Article 370 is a special feature of federalism in the Indian constitution in relation to state of Jammu and Kashmir through which the state is integrated as Indian territory and as an Indian state. It also allows for the extension of the constitution of India to the state while allowing the federating unit to have its own constitution for governing internal state matters. This concept has been recognized as one of the 20 “basic structures/features” of the constitution by the Supreme Court of India in various cases, most notably in the landmark Keshavananda Bharti v. State of Kerala (1973) case.
Sub-articles 2 & 3 of Article 306A (renumbered as 370) respectively provide a comprehensive procedure for the application of the Indian constitution to the state and the abrogation of this article as a whole or its modification or application with exceptions. Every word of this article was meticulously discussed, drafted, and redrafted in the Constituent Assembly by the architects of the constitution from May to Oct. 1949, considering the sensitivity of its accession to India with its unique demographic composition and geographical contiguity despite a more suitable option otherwise , under partition plan of India .
This article was the only one out of the longest constitutions of the world , applied to the state under the authority of the Constituent Assembly of India on 26th of January 1950, leading the way for the state to be included in the territories of India under Article 1 on the same day. The fundamental and basic structure of this article cannot be emasculated.
Despite being part of the Indian constitution, Article 370 cannot be amended by the parliament of India under Article 368, which regulates the procedure for amending the constitution. Instead, this article provides its own mechanism for amendment through the procedure provided within the constitution itself under sub-article (3). It grants the President the power ——- “ to declare that Article 370 shall cease to be operative or shall be operative only with exceptions and modifications and from a specific date, provided the recommendation of the Constituent Assembly of the State referred to in clause (2) is necessary before the President issues such a notification.”
Additionally, the relationship between the center and the state has evolved over time by negotiations and practice , despite the aspirations of the people of the state surpassing the confines of Article 370.
Article 370 is out come of negotiations in constituent Assembly of India based on instrument of accession, followed by agreements of 1952 and 1975 between the state and union leadership .
Nations with integrity , honour and strengthen their commitments. Despite betrayals on different occasions , the special rights enjoyed by state for more than one hundred seventy five years under Article 35A were never trampled.

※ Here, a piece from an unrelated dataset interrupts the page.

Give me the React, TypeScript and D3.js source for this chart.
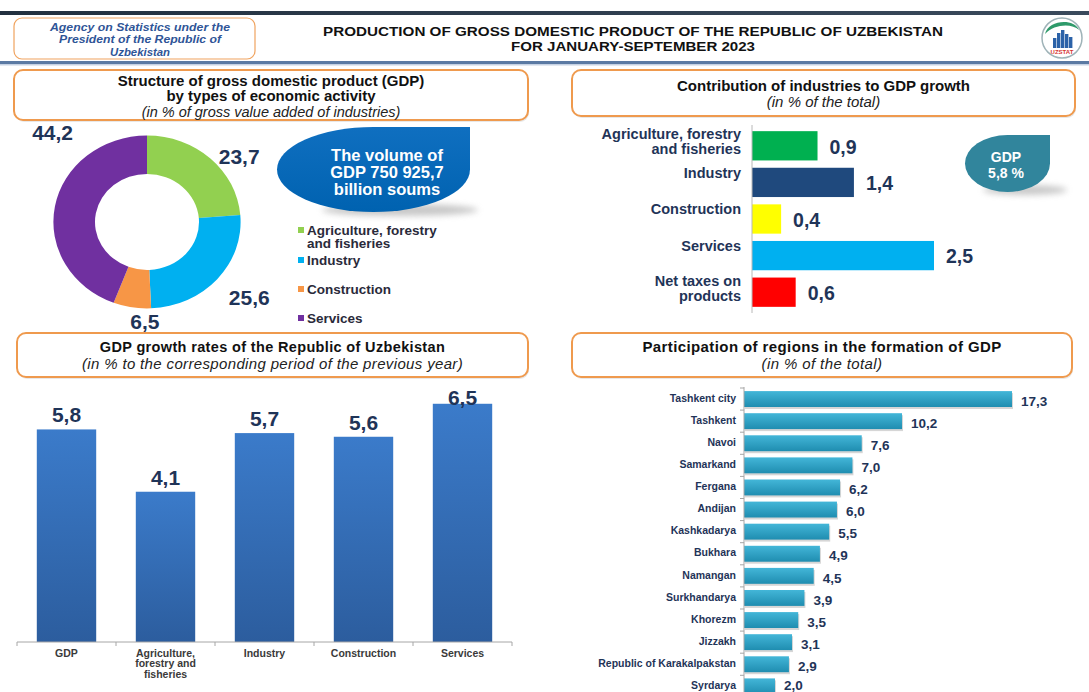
import * as d3 from "d3";
import * as React from "react";

// ---- data ----
const structureCats = ["Agriculture, forestry and fisheries", "Industry", "Construction", "Services"];
const structureLegend = [["Agriculture, forestry", "and fisheries"], ["Industry"], ["Construction"], ["Services"]];
const structureValues = [23.7, 25.6, 6.5, 44.2];

const contribCats = ["Agriculture, forestry and fisheries", "Industry", "Construction", "Services", "Net taxes on products"];
const contribLabels = [["Agriculture, forestry", "and fisheries"], ["Industry"], ["Construction"], ["Services"], ["Net taxes on", "products"]];
const contribValues = [0.9, 1.4, 0.4, 2.5, 0.6];

const growthCats = ["GDP", "Agriculture, forestry and fisheries", "Industry", "Construction", "Services"];
const growthLabels = [["GDP"], ["Agriculture,", "forestry and", "fisheries"], ["Industry"], ["Construction"], ["Services"]];
const growthValues = [5.8, 4.1, 5.7, 5.6, 6.5];

const regions = [
  "Tashkent city", "Tashkent", "Navoi", "Samarkand", "Fergana", "Andijan", "Kashkadarya",
  "Bukhara", "Namangan", "Surkhandarya", "Khorezm", "Jizzakh", "Republic of Karakalpakstan", "Syrdarya",
];
const regionValues = [17.3, 10.2, 7.6, 7.0, 6.2, 6.0, 5.5, 4.9, 4.5, 3.9, 3.5, 3.1, 2.9, 2.0];

// ---- styles ----
const W = 1089;
const H = 692;
const F = "'Liberation Sans', Arial, Helvetica, sans-serif";
const NAVY = "#1f3458";
const ORANGE = "#ef9a4e";
const structureColors = ["#92d050", "#00b0f0", "#f79646", "#7030a0"];
const contribColors = ["#00b050", "#1f497d", "#ffff00", "#00b0f0", "#ff0000"];

const fmt = (v: number) => d3.format(".1f")(v).replace(".", ",");

// rounded "leaf" shape: ellipse with a square top-right corner
function leaf(l: number, t: number, r: number, b: number) {
  const cx = (l + r) / 2;
  const cy = (t + b) / 2;
  const rx = (r - l) / 2;
  const ry = (b - t) / 2;
  return `M${r},${t} L${r},${cy} A${rx},${ry} 0 0 1 ${cx},${b} A${rx},${ry} 0 0 1 ${l},${cy} A${rx},${ry} 0 0 1 ${cx},${t} Z`;
}

function TitleBox(props: {
  x: number; y: number; w: number; h: number; lines: string[]; sub: string;
  size: number; subSize: number; lh: number; spacing?: number; shift?: number;
}) {
  const { x, y, w, h, lines, sub, size, subSize, lh } = props;
  const ls = props.spacing || 0;
  const total = lines.length + 1;
  const y0 = y + h / 2 - ((total - 1) * lh) / 2 + (props.shift || 0);
  return (
    <g>
      <rect x={x + 1} y={y + 2} width={w} height={h} rx={9} fill="#d9d9d9" opacity={0.6} />
      <rect x={x} y={y} width={w} height={h} rx={9} fill="#fff" stroke={ORANGE} strokeWidth={2} />
      {lines.map((t, i) => (
        <text key={i} x={x + w / 2} y={y0 + i * lh} dy="0.35em" textAnchor="middle" fontFamily={F}
          fontWeight="bold" fontSize={size} letterSpacing={ls} fill="#111">{t}</text>
      ))}
      <text x={x + w / 2} y={y0 + lines.length * lh + 1} dy="0.35em" textAnchor="middle" fontFamily={F}
        fontStyle="italic" fontSize={subSize} letterSpacing={ls} fill="#222">{sub}</text>
    </g>
  );
}

function Donut() {
  const cx = 147;
  const cy = 222;
  const pie = d3.pie<number>().sort(null).value((d) => d);
  const arcs = pie(structureValues);
  const arc = d3.arc<d3.PieArcDatum<number>>().innerRadius(50).outerRadius(90);
  // label placement (angle offset in degrees, radius) to follow the original layout
  const labelShift = [12, -5, -8, 33];
  const labelR = [113, 127, 100, 130];
  return (
    <g>
      <g transform={`translate(${cx},${cy}) scale(1.04,0.96)`}>
        {arcs.map((a, i) => (
          <path key={i} d={arc(a) || ""} fill={structureColors[i]} />
        ))}
      </g>
      {arcs.map((a, i) => {
        const ang = (a.startAngle + a.endAngle) / 2 + (labelShift[i] * Math.PI) / 180;
        const x = cx + Math.sin(ang) * labelR[i];
        const y = cy - Math.cos(ang) * labelR[i];
        return (
          <text key={i} x={x} y={y} dy="0.35em" textAnchor="middle" fontFamily={F} fontWeight="bold"
            fontSize={21} fill={NAVY}>{fmt(structureValues[i])}</text>
        );
      })}
      {/* bubble */}
      <ellipse cx={400} cy={210} rx={78} ry={6} fill="#9a9a9a" opacity={0.55} filter="url(#blur)" />
      <path d={leaf(277, 127, 470, 212)} fill="url(#blueBubble)" />
      {["The volume of", "GDP 750 925,7", "billion soums"].map((t, i) => (
        <text key={t} x={387} y={155 + i * 17} dy="0.35em" textAnchor="middle" fontFamily={F}
          fontWeight="bold" fontSize={16.5} fill="#fff">{t}</text>
      ))}
      {/* legend */}
      {structureCats.map((c, i) => {
        const ly = [230, 260, 289, 318][i];
        return (
          <g key={c}>
            <rect x={298} y={ly - 3} width={6} height={6} fill={structureColors[i]} />
            {structureLegend[i].map((t, j) => (
              <text key={j} x={307} y={ly + j * 13} dy="0.35em" fontFamily={F} fontWeight="bold"
                fontSize={13.5} fill="#2a2a3a">{t}</text>
            ))}
          </g>
        );
      })}
    </g>
  );
}

function Contribution() {
  const y = d3.scaleBand<string>().domain(contribCats).range([127.5, 310.5]).paddingInner(0.2).paddingOuter(0.1);
  const x = d3.scaleLinear().domain([0, 2.5]).range([752, 934]);
  return (
    <g>
      {contribCats.map((c, i) => {
        const by = y(c)!;
        const bh = y.bandwidth();
        const lines = contribLabels[i];
        return (
          <g key={c}>
            <rect x={x(0)} y={by} width={x(contribValues[i]) - x(0)} height={bh} fill={contribColors[i]} />
            <text x={x(contribValues[i]) + 12} y={by + bh / 2 + 1} dy="0.35em" fontFamily={F} fontWeight="bold"
              fontSize={19.5} fill={NAVY}>{fmt(contribValues[i])}</text>
            {lines.map((t, j) => (
              <text key={j} x={741} y={by + (lines.length > 1 ? 3 : 5) + j * 15} dy="0.35em" textAnchor="end"
                fontFamily={F} fontWeight="bold" fontSize={14.5} fill={NAVY}>{t}</text>
            ))}
          </g>
        );
      })}
      <line x1={752} x2={752} y1={125} y2={313} stroke="#b8b8b8" strokeWidth={1} />
      {/* GDP bubble */}
      <ellipse cx={1025} cy={190} rx={42} ry={5} fill="#9a9a9a" opacity={0.55} filter="url(#blur)" />
      <path d={leaf(965, 135, 1050, 192)} fill="#31859c" />
      <text x={1006} y={157} dy="0.35em" textAnchor="middle" fontFamily={F} fontWeight="bold" fontSize={14} fill="#fff">GDP</text>
      <text x={1006} y={173} dy="0.35em" textAnchor="middle" fontFamily={F} fontWeight="bold" fontSize={14} fill="#fff">5,8 %</text>
    </g>
  );
}

function Growth() {
  const x = d3.scaleBand<string>().domain(growthCats).range([17, 512]).paddingInner(0.4).paddingOuter(0.2);
  const y = d3.scaleLinear().domain([0, 7]).range([642, 385.45]);
  const step = x.step();
  return (
    <g>
      {growthCats.map((c, i) => {
        const bx = x(c)!;
        const top = y(growthValues[i]);
        return (
          <g key={c}>
            <rect x={bx} y={top} width={x.bandwidth()} height={y(0) - top} fill="url(#growthBar)" />
            <text x={bx + x.bandwidth() / 2} y={Math.max(top - 7, 405)} textAnchor="middle" fontFamily={F}
              fontWeight="bold" fontSize={21} fill={NAVY}>{fmt(growthValues[i])}</text>
            {growthLabels[i].map((t, j) => (
              <text key={j} x={bx + x.bandwidth() / 2} y={653 + j * 10.5} dy="0.35em" textAnchor="middle"
                fontFamily={F} fontWeight="bold" fontSize={10.5} fill="#3a3a3a">{t}</text>
            ))}
          </g>
        );
      })}
      <line x1={17} x2={512} y1={642} y2={642} stroke="#a6a6a6" />
      {d3.range(growthCats.length + 1).map((i) => (
        <line key={i} x1={17 + i * step} x2={17 + i * step} y1={642} y2={646} stroke="#a6a6a6" />
      ))}
    </g>
  );
}

function Regions() {
  const y = d3.scaleBand<string>().domain(regions).range([388, 697.4]).paddingInner(0.28).paddingOuter(0.14);
  const x = d3.scaleLinear().domain([0, 17.3]).range([744, 1012]);
  const step = y.step();
  return (
    <g>
      {regions.map((r, i) => {
        const by = y(r)!;
        const bh = y.bandwidth();
        return (
          <g key={r}>
            <rect x={x(0) + 1} y={by + 2} width={x(regionValues[i]) - x(0)} height={bh} fill="#8a8a8a" opacity={0.35} />
            <rect x={x(0)} y={by} width={x(regionValues[i]) - x(0)} height={bh} fill="url(#regionBar)" />
            <text x={x(regionValues[i]) + 9} y={Math.min(by + bh / 2 + 2, 685)} dy="0.35em" fontFamily={F} fontWeight="bold"
              fontSize={13.5} fill={NAVY}>{fmt(regionValues[i])}</text>
            <text x={736} y={by + bh / 2 - 1} dy="0.35em" textAnchor="end" fontFamily={F} fontWeight="bold"
              fontSize={10.5} fill={NAVY}>{r}</text>
          </g>
        );
      })}
      <line x1={744} x2={744} y1={387} y2={H} stroke="#a6a6a6" />
      {d3.range(regions.length + 1).map((i) => (
        <line key={i} x1={740} x2={744} y1={388 + i * step} y2={388 + i * step} stroke="#a6a6a6" />
      ))}
    </g>
  );
}

function Header() {
  return (
    <g>
      <rect x={0} y={11} width={W} height={4} fill="url(#topBand)" />
      <rect x={0} y={61} width={W} height={3} fill="#5b7aa3" />
      <rect x={0} y={64} width={W} height={1.5} fill="#c6d2e3" />
      <rect x={14} y={18} width={241} height={41} rx={8} fill="#fff" stroke={ORANGE} strokeWidth={1.2} opacity={0.9} />
      {["Agency on Statistics under the", "President of the Republic of", "Uzbekistan"].map((t, i) => (
        <text key={t} x={140} y={27 + i * 12.5} dy="0.35em" textAnchor="middle" fontFamily={F} fontStyle="italic"
          fontWeight="bold" fontSize={11} textLength={[180, 162, 60][i]} lengthAdjust="spacingAndGlyphs"
          fill="#2f5597">{t}</text>
      ))}
      <text x={633} y={31} dy="0.35em" textAnchor="middle" fontFamily={F} fontWeight="bold" fontSize={13.5}
        textLength={620} lengthAdjust="spacingAndGlyphs" fill="#111">
        PRODUCTION OF GROSS DOMESTIC PRODUCT OF THE REPUBLIC OF UZBEKISTAN
      </text>
      <text x={633} y={46.5} dy="0.35em" textAnchor="middle" fontFamily={F} fontWeight="bold" fontSize={13.5}
        textLength={244} lengthAdjust="spacingAndGlyphs" fill="#111">
        FOR JANUARY-SEPTEMBER 2023
      </text>
      {/* logo */}
      <g transform="translate(1062,38)">
        <circle r={20} fill="#fff" stroke="#9fb3b8" strokeWidth={1.5} />
        <path d="M-17,-4 C-14,-18 12,-20 17,-8 C10,-15 -8,-14 -17,-4 Z" fill="#2e9a6a" />
        {[-9, -5, -1, 3, 7].map((bx, i) => (
          <rect key={i} x={bx} y={-8 + [8, 3, 0, 4, 7][i]} width={3.4} height={18 - [8, 3, 0, 4, 7][i]} fill="#2b62a8" />
        ))}
        <text x={0} y={16} textAnchor="middle" fontFamily={F} fontWeight="bold" fontSize={6} fill="#d6332f">UZSTAT</text>
      </g>
    </g>
  );
}

export default function App() {
  return (
    <svg width={W} height={H} viewBox={`0 0 ${W} ${H}`} style={{ position: "absolute", left: 0, top: 0, background: "#fff" }}>
      <defs>
        <linearGradient id="topBand" x1="0" x2="1" y1="0" y2="0">
          <stop offset="0" stopColor="#22303f" />
          <stop offset="1" stopColor="#3a4a5c" />
        </linearGradient>
        <linearGradient id="blueBubble" x1="0" x2="0" y1="0" y2="1">
          <stop offset="0" stopColor="#0f6fc0" />
          <stop offset="1" stopColor="#0062b0" />
        </linearGradient>
        <linearGradient id="growthBar" x1="0" x2="0" y1="0" y2="1">
          <stop offset="0" stopColor="#3b7bca" />
          <stop offset="1" stopColor="#2c5d9e" />
        </linearGradient>
        <linearGradient id="regionBar" x1="0" x2="0" y1="0" y2="1">
          <stop offset="0" stopColor="#43b6d8" />
          <stop offset="1" stopColor="#1f8db0" />
        </linearGradient>
        <filter id="blur" x="-50%" y="-200%" width="200%" height="500%">
          <feGaussianBlur stdDeviation="3" />
        </filter>
      </defs>
      <rect width={W} height={H} fill="#fff" />
      <Header />
      <TitleBox x={14} y={70} w={514} h={50} lines={["Structure of gross domestic product (GDP)", "by types of economic activity"]}
        sub="(in % of gross value added of industries)" size={15} subSize={14.5} lh={15} shift={1} />
      <TitleBox x={572} y={70} w={503} h={46} lines={["Contribution of industries to GDP growth"]} sub="(in % of the total)"
        size={15} subSize={15} lh={15} />
      <TitleBox x={17} y={333} w={511} h={44} lines={["GDP growth rates of the Republic of Uzbekistan"]}
        sub="(in % to the corresponding period of the previous year)" size={14.5} subSize={15} lh={16} spacing={0.35} />
      <TitleBox x={572} y={333} w={500} h={44} lines={["Participation of regions in the formation of GDP"]}
        sub="(in % of the total)" size={15} subSize={15} lh={16} spacing={0.4} />
      <Donut />
      <Contribution />
      <Growth />
      <Regions />
    </svg>
  );
}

Instead nine other Indian states were given almost similar special rights from time to time , although they had unconditionally acceded to India .
It is now essential to reconcile the past with the present while ensuring that all actions adhere to the principles of constitutionality, propriety, legitimacy, and the commitments made to the state over a course of seventy-five years relationship .
In conclusion, the upcoming hearing presents an opportunity to redefine the contours of federalism , address the balance between federalism, the power of parliament, and the special guarantees of Article 370 in the context of the evolving aspirations of the people of Jammu and Kashmir and the broader interests of Indian polity.
(The author is former chief justice of the Azad Jammu and Kashmir Supreme Court.)